La technique de biominéralisation vise surtout à élargir l’effet de la cimentation et offrir une méthode contrôlable et adaptable à différentes conditions. C’est une méthode pour améliorer l’injectibilité, grâce à la faible viscosité des solutions employées (égale à celle de l’eau) qui permet d’accéder à un grand volume de terrain sans détruire son état. La technique offre la possibilité de contrôler la masse finale de la calcite, et par conséquent, d’adapter la réponse aux différents problèmes à traiter. De plus, l’utilisation du ciment industriel a suscité des soucis écologiques, surtout quant à l’effet sur les eaux souterraines des produits chimiques employés lors du traitement par injection. Au contraire, la calcite est un élément naturel abondant dans divers types de sols et l’espèce de bactéries employée pour la technique de biominéralisation est un genre non-pathogène qui prospère naturellement dans les sols. 

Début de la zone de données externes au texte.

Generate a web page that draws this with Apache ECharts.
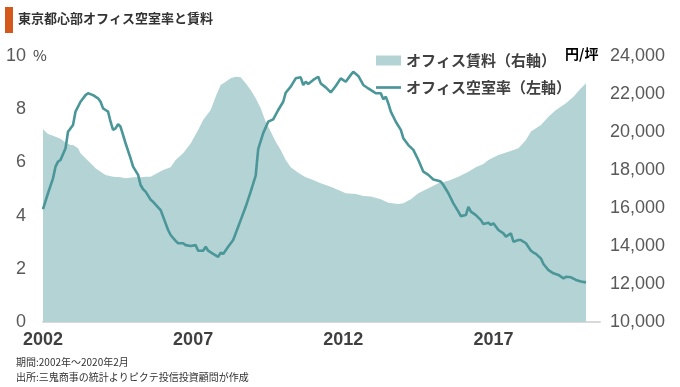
<!DOCTYPE html>
<html>
<head>
<meta charset="utf-8">
<script src="https://cdn.jsdelivr.net/npm/echarts@6/dist/echarts.min.js"></script>
<style>
html,body{margin:0;padding:0;background:#fff;}
#chart{width:680px;height:387px;}
</style>
</head>
<body>
<div id="chart"></div>
<script>
// ---- data ----
const vacancyDates = ['2002-01','2002-03','2002-05','2002-06','2002-07','2002-08','2002-10','2002-11','2003-01','2003-02','2003-04','2003-06','2003-07','2003-09','2003-11','2003-12','2004-01','2004-02','2004-03','2004-04','2004-05','2004-06','2004-07','2004-08','2004-10','2004-12','2005-01','2005-03','2005-04','2005-05','2005-06','2005-08','2005-09','2005-12','2006-01','2006-03','2006-04','2006-06','2006-07','2006-09','2006-10','2006-12','2007-02','2007-03','2007-05','2007-06','2007-07','2007-09','2007-11','2007-12','2008-01','2008-03','2008-05','2008-07','2008-08','2008-10','2008-12','2009-02','2009-03','2009-05','2009-07','2009-09','2009-11','2010-01','2010-02','2010-04','2010-06','2010-08','2010-09','2010-10','2010-11','2011-01','2011-03','2011-04','2011-06','2011-08','2011-10','2011-12','2012-02','2012-04','2012-05','2012-07','2012-09','2012-11','2013-01','2013-02','2013-04','2013-05','2013-06','2013-07','2013-08','2013-10','2013-12','2014-01','2014-03','2014-05','2014-07','2014-09','2014-11','2015-01','2015-03','2015-04','2015-05','2015-07','2015-09','2015-11','2015-12','2016-02','2016-03','2016-04','2016-06','2016-08','2016-09','2016-11','2016-12','2017-01','2017-03','2017-05','2017-06','2017-08','2017-09','2017-11','2017-12','2018-02','2018-04','2018-05','2018-06','2018-08','2018-09','2018-11','2019-01','2019-03','2019-05','2019-06','2019-08','2019-10','2019-12','2020-02'];
const vacancyValues = [4.24,4.84,5.40,5.84,6.03,6.09,6.53,7.15,7.41,7.91,8.28,8.53,8.60,8.53,8.41,8.28,8.03,7.97,7.91,7.53,7.22,7.28,7.44,7.34,6.72,6.15,5.84,5.53,5.15,4.99,4.90,4.60,4.52,4.21,3.96,3.46,3.27,3.05,2.96,2.96,2.89,2.86,2.89,2.68,2.68,2.83,2.68,2.56,2.45,2.61,2.56,2.83,3.08,3.58,3.83,4.33,4.90,5.50,6.50,7.10,7.53,7.62,7.97,8.28,8.62,8.85,9.16,9.20,8.91,9.03,8.95,9.10,9.22,8.97,8.82,8.63,8.87,9.16,9.03,9.29,9.41,9.25,8.91,8.78,8.66,8.60,8.60,8.37,8.47,8.22,7.91,7.53,7.22,6.91,6.65,6.47,6.09,5.65,5.53,5.36,5.31,5.27,5.15,4.84,4.46,4.15,3.98,4.02,4.33,4.15,4.02,3.83,3.68,3.73,3.65,3.71,3.46,3.33,3.21,3.33,3.02,3.08,3.08,2.96,2.68,2.61,2.56,2.39,2.18,1.95,1.83,1.77,1.64,1.70,1.68,1.58,1.52,1.49];

const rentDates = ['2002-01','2002-03','2002-05','2002-08','2002-10','2002-12','2003-01','2003-03','2003-04','2003-06','2003-08','2003-10','2003-12','2004-02','2004-05','2004-08','2004-10','2005-01','2005-04','2005-06','2005-08','2005-10','2006-01','2006-04','2006-06','2006-09','2006-12','2007-03','2007-05','2007-08','2007-10','2007-12','2008-02','2008-04','2008-06','2008-08','2008-10','2008-12','2009-02','2009-04','2009-06','2009-08','2009-10','2009-12','2010-02','2010-04','2010-07','2010-10','2011-01','2011-04','2011-08','2011-11','2012-02','2012-06','2012-09','2012-12','2013-04','2013-07','2013-11','2014-01','2014-04','2014-07','2014-11','2015-03','2015-07','2015-11','2016-03','2016-06','2016-09','2016-11','2017-03','2017-07','2017-11','2018-02','2018-04','2018-08','2018-11','2019-02','2019-06','2019-09','2019-12','2020-02'];
const rentValues = [20150,19900,19800,19650,19450,19320,19320,19140,18880,18620,18350,18090,17910,17740,17650,17620,17560,17620,17620,17650,17650,17790,18000,18140,18530,18880,19400,20100,20630,21160,21860,22470,22650,22830,22910,22880,22560,22210,21770,21250,20540,20020,19490,19050,18530,18140,17860,17620,17470,17300,17120,16950,16770,16740,16630,16600,16460,16280,16210,16250,16460,16770,17040,17300,17440,17650,17910,18140,18320,18530,18790,18960,19140,19580,20020,20370,20800,21160,21510,21860,22300,22560];

const yearLabels = [2002, 2007, 2012, 2017];
const leftTicks = { min: 0, max: 10, step: 2 };
const rightTicks = { min: 10000, max: 24000, step: 2000 };

const titleText = '東京都心部オフィス空室率と賃料';
const rentName = 'オフィス賃料（右軸）';
const vacancyName = 'オフィス空室率（左軸）';
const note1 = '期間:2002年～2020年2月';
const note2 = '出所:三鬼商事の統計よりピクテ投信投資顧問が作成';

// ---- helpers ----
function toYear(s) {
  const [y, m] = s.split('-').map(Number);
  return y + (m - 1) / 12;
}
const vacancyData = vacancyDates.map((d, i) => [toYear(d), vacancyValues[i]]);
const rentData = rentDates.map((d, i) => [toYear(d), rentValues[i]]);

const numFont = '"Liberation Sans Narrow", "Liberation Sans", Arial, sans-serif';
const cjkFont = '"Noto Sans CJK JP", "Noto Sans", sans-serif';

// thin horizontal bar centred in the legend icon box
const lineIcon = 'path://M0,0 L0,0 M0,3.6 L26,3.6 L26,6.4 L0,6.4 Z M0,10 L0,10';

const chart = echarts.init(document.getElementById('chart'), null, { renderer: 'canvas' });
chart.setOption({
  animation: false,
  backgroundColor: '#ffffff',
  grid: { left: 43, right: 80, top: 56, bottom: 65, containLabel: false },
  legend: {
    orient: 'vertical',
    left: 371,
    top: 48,
    itemWidth: 25,
    itemHeight: 10,
    itemGap: 12,
    textStyle: { fontFamily: cjkFont, fontSize: 15, color: '#404040', fontWeight: 'bold' },
    data: [
      { name: rentName, icon: 'rect' },
      { name: vacancyName, icon: lineIcon }
    ]
  },
  xAxis: {
    type: 'value',
    min: 2002,
    max: 2020.55,
    axisLine: { show: true, lineStyle: { color: '#d9d9d9', width: 2 } },
    axisTick: { show: false },
    splitLine: { show: false },
    axisLabel: {
      customValues: yearLabels,
      formatter: v => String(Math.round(v)),
      fontFamily: numFont,
      fontSize: 18,
      fontWeight: 'bold',
      color: '#404040',
      margin: 9
    }
  },
  yAxis: [
    {
      type: 'value',
      min: leftTicks.min,
      max: leftTicks.max,
      interval: leftTicks.step,
      position: 'left',
      axisLine: { show: false },
      axisTick: { show: false },
      splitLine: { show: false },
      axisLabel: { fontFamily: numFont, fontSize: 18, color: '#595959', margin: 17 }
    },
    {
      type: 'value',
      min: rightTicks.min,
      max: rightTicks.max,
      interval: rightTicks.step,
      position: 'right',
      axisLine: { show: false },
      axisTick: { show: false },
      splitLine: { show: false },
      axisLabel: {
        fontFamily: numFont, fontSize: 18, color: '#595959', margin: 10,
        formatter: v => Number(v).toLocaleString('en-US')
      }
    }
  ],
  series: [
    {
      name: rentName,
      type: 'line',
      yAxisIndex: 1,
      data: rentData,
      symbol: 'none',
      smooth: false,
      color: '#b4d3d5',
      lineStyle: { width: 0, color: '#b4d3d5' },
      areaStyle: { color: '#b4d3d5', opacity: 1, origin: 'start' },
      z: 1
    },
    {
      name: vacancyName,
      type: 'line',
      yAxisIndex: 0,
      data: vacancyData,
      symbol: 'none',
      showSymbol: false,
      smooth: false,
      color: '#4a9698',
      lineStyle: { width: 2.6, color: '#4a9698' },
      z: 3
    }
  ],
  graphic: [
    { type: 'rect', left: 5, top: 7, shape: { width: 8, height: 26 }, style: { fill: '#d4581c' } },
    { type: 'text', left: 18, top: 12, style: { text: titleText, font: 'bold 13px ' + cjkFont, fill: '#333333' } },
    { type: 'text', left: 33, top: 48, style: { text: '%', font: '15px ' + cjkFont, fill: '#404040' } },
    { type: 'text', left: 565, top: 47, style: { text: '円/坪', font: 'bold 14px ' + cjkFont, fill: '#000000' } },
    { type: 'text', left: 16, top: 357, style: { text: note1, font: '10px ' + cjkFont, fill: '#333333' } },
    { type: 'text', left: 16, top: 372, style: { text: note2, font: '10px ' + cjkFont, fill: '#333333' } }
  ]
});
</script>
</body>
</html>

Etat actuel de la recherche
Actuellement les travaux du Laboratoire de mécanique de sols de l’EPFL se focalisent d’une part sur l’impact de la technique, selon le type de sol, sur la formation de la nouvelle structure, renforcée avec de la calcite et, d’autre part, sur les paramètres mécaniques améliorés en fonction de la masse et de la morphologie des particules de CaCO3. Une étude à micro-échelle nous a fourni des informations cruciales qui permettent de mieux comprendre les principes du fonctionnement de la technique. Des expériences à grande échelle sont actuellement en cours pour compléter le passage du laboratoire au chantier, où la technique sera testée quant à sa capacité à fournir des solutions pour une grande gamme de problèmes géotechniques. Des collaborations ont été forgées avec de partenaires académiques et industriels afin de mettre la biocimentation des sols en première ligne de l’innovation dans l’ingénierie géotechnique et développer l’application industrielle de cette technique.